I needed to experience that today, even if I couldn’t understand a word that was spoken in that space. I needed to see walls saturated with the prayers of thanksgiving, lamentation, and awe that have surely filled that place. I needed to see centuries old liturgy done in a space almost one thousand years old. I needed to see the presence of the Risen Christ displayed on an old, marble altar in the center of a dilapidated, old church built to the glory of God. I needed to have my heart strangely warmed in the middle of a cold, drafty building. I needed to see the perfect Blessed Sacrament, entrusted to imperfect people gathered in an imperfect space and to behold the beauty of that moment and the sacredness of that holy juxtaposition. I needed to hear God in the muffled voices of this small congregation singing in French, or Latin, or Twi for all I know. I needed to see God in song and broken stone, in immaculate vestments and in humble bread. I needed to experience a faith that is not talking or doing, but simply being, and that being perfectly okay.
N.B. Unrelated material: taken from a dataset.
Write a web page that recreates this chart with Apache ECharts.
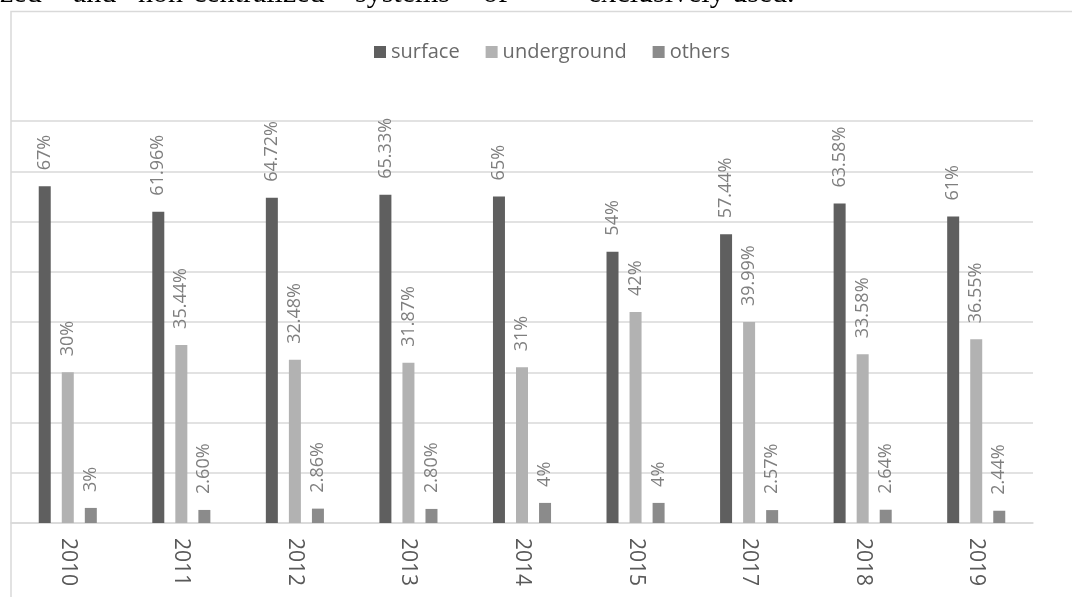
<!DOCTYPE html>
<html>
<head>
<meta charset="utf-8">
<script src="https://cdn.jsdelivr.net/npm/echarts@6/dist/echarts.min.js"></script>
<style>
html,body{margin:0;padding:0;background:#fff;}
#c{width:1072px;height:597px;}
</style>
</head>
<body>
<div id="c"></div>
<script>
const years = ['2010','2011','2012','2013','2014','2015','2017','2018','2019'];
const surface = ['67','61.96','64.72','65.33','65','54','57.44','63.58','61'];
const underground = ['30','35.44','32.48','31.87','31','42','39.99','33.58','36.55'];
const others = ['3','2.60','2.86','2.80','4','4','2.57','2.64','2.44'];
const seriesNames = ['surface','underground','others'];
const seriesData = [surface, underground, others];
const colors = ['#5f5f5f','#b2b2b2','#8b8b8b'];
const bodyWords = [['zed',0],['and',73],['non-centralized',138],['systems',355],['of',483],['exclusively used.',588]];

const chart = echarts.init(document.getElementById('c'), null, {renderer:'canvas'});
const FONT = '"Open Sans", sans-serif';

chart.setOption({
  animation: false,
  backgroundColor: '#ffffff',
  legend: {
    left: 369, top: 37,
    itemWidth: 12, itemHeight: 12, itemGap: 26,
    icon: 'rect',
    textStyle: {fontFamily: FONT, fontSize: 20, color: '#6a6a6a'},
    data: seriesNames
  },
  grid: {left: 11, right: 39, top: 121, bottom: 74, containLabel: false},
  xAxis: {
    type: 'category',
    data: years,
    boundaryGap: true,
    axisLine: {show: true, lineStyle: {color: '#d9d9d9', width: 1.5}},
    axisTick: {show: false},
    axisLabel: {rotate: -90, margin: 15, fontFamily: FONT, fontSize: 21, color: '#595959'}
  },
  yAxis: {
    type: 'value', min: 0, max: 80, interval: 10,
    axisLine: {show: false}, axisTick: {show: false}, axisLabel: {show: false},
    splitLine: {lineStyle: {color: '#d9d9d9', width: 1.5}}
  },
  graphic: [
    {type: 'polyline', silent: true, shape: {points: [[11,597],[11,11.5],[1072,11.5]]},
     style: {stroke: '#d9d9d9', lineWidth: 1.5, fill: null}},
    ...bodyWords.map(w => ({
      type: 'text', silent: true, x: w[1], y: -6,
      style: {text: w[0], font: '30px "Liberation Serif", serif', fill: '#000', verticalAlign: 'middle'}
    }))
  ],
  series: seriesData.map((arr, i) => ({
    name: seriesNames[i],
    type: 'bar',
    data: arr,
    barWidth: 12,
    barGap: '92%',
    itemStyle: {color: colors[i]},
    label: {
      show: true, position: 'top', distance: 16, rotate: 90,
      align: 'left', verticalAlign: 'middle',
      fontFamily: FONT, fontSize: 18, color: '#7f7f7f',
      formatter: p => seriesData[i][p.dataIndex] + '%'
    }
  }))
});
</script>
</body>
</html>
I will surely have to come down from the mountain (or out of the French countryside, as it were) and return, for the Master has need of me. I will have to hear the cacophany of “liberal” Christian attempting to wrest Jesus from “conservatives” and vice versa. I will have to engage in difficult conversations about what the Church is called to be and do “in times like these.” I will need to discern what Baltimore, Ferguson, and Tel Aviv mean for the Church and God’s mission that propels us onward. I will need to figure out what “love your neighbor” means in our present discourse. I will need to wrestle with what constitutes neighborliness to everyone.
But for now I will simply take a few moments to breathe and listen.
And I will try to remember a God who laid the foundations of the world, and of old churches, the one who speaks through stones which have rolled away, stones that have been rejected, and stones that have been broken is still speaking if we would but pause long enough to just wander.